Why do we fall Sir? So that we can learn to pick ourselves up.
Alfred Pennyworth (quoting Thomas Wayne)
Let me tell you why I love this quote. In the past, I would lose a lot of weight (sometimes in ways that were not healthy) and then once I hit a slow period, I would give up. I would have a bad week or start eating unhealthy again. I would just give up. I'd go back to my old habits and put all the weight back on (and more). After having a pretty lousy weigh in yesterday it would have been par for the course for me to just give up. I mean, I didn't even lose a half pound last week. Thankfully things are different this time. This time, I can handle when I fall short of my goals. I know that failing to hit a goal is just an opportunity to learn how not to fail next time. It teaches me how to pick myself back up.
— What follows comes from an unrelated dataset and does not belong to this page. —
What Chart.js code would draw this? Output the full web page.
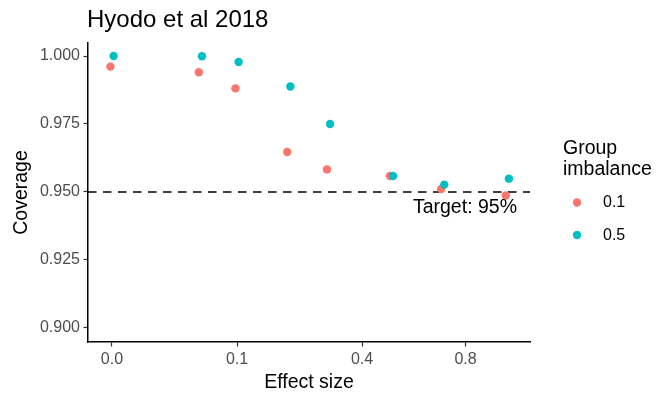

It amazes me how the wise words of Bruce Wayne's butler (originally spoken by Bruce's father in a flashback) can encourage me on my journey. I have to remind myself that it was not a setback. It was not a complete failure. In fact, I don't have to reset or restart my journey. I'm still on the right path and going in the right direction. I just did it like a granny driving 25 in the fast lane. So how do I get back to road speed? I'm not looking for shortcuts or excessive speeds. I've tried that and the end result is the same as getting a speeding ticket (wow... what's with the driving examples here?). It's actually pretty simple. I just keep following the basics. I will have more weeks when I don't lose very much at all. But I will also have weeks when I lose four or five pounds. I don't need a drastic change in my plan. Obviously I don't eat the leftover Halloween candy every day. I keep to my calorie intake and make sure that the majority of my calories aren't empty calories. I keep exercising daily. I know that if I do these things and keep my eyes on my goal, then I will lose my butter half.
Eating today was great and had a really good workout tonight. I don't know about you, but I'm ready for the weekend.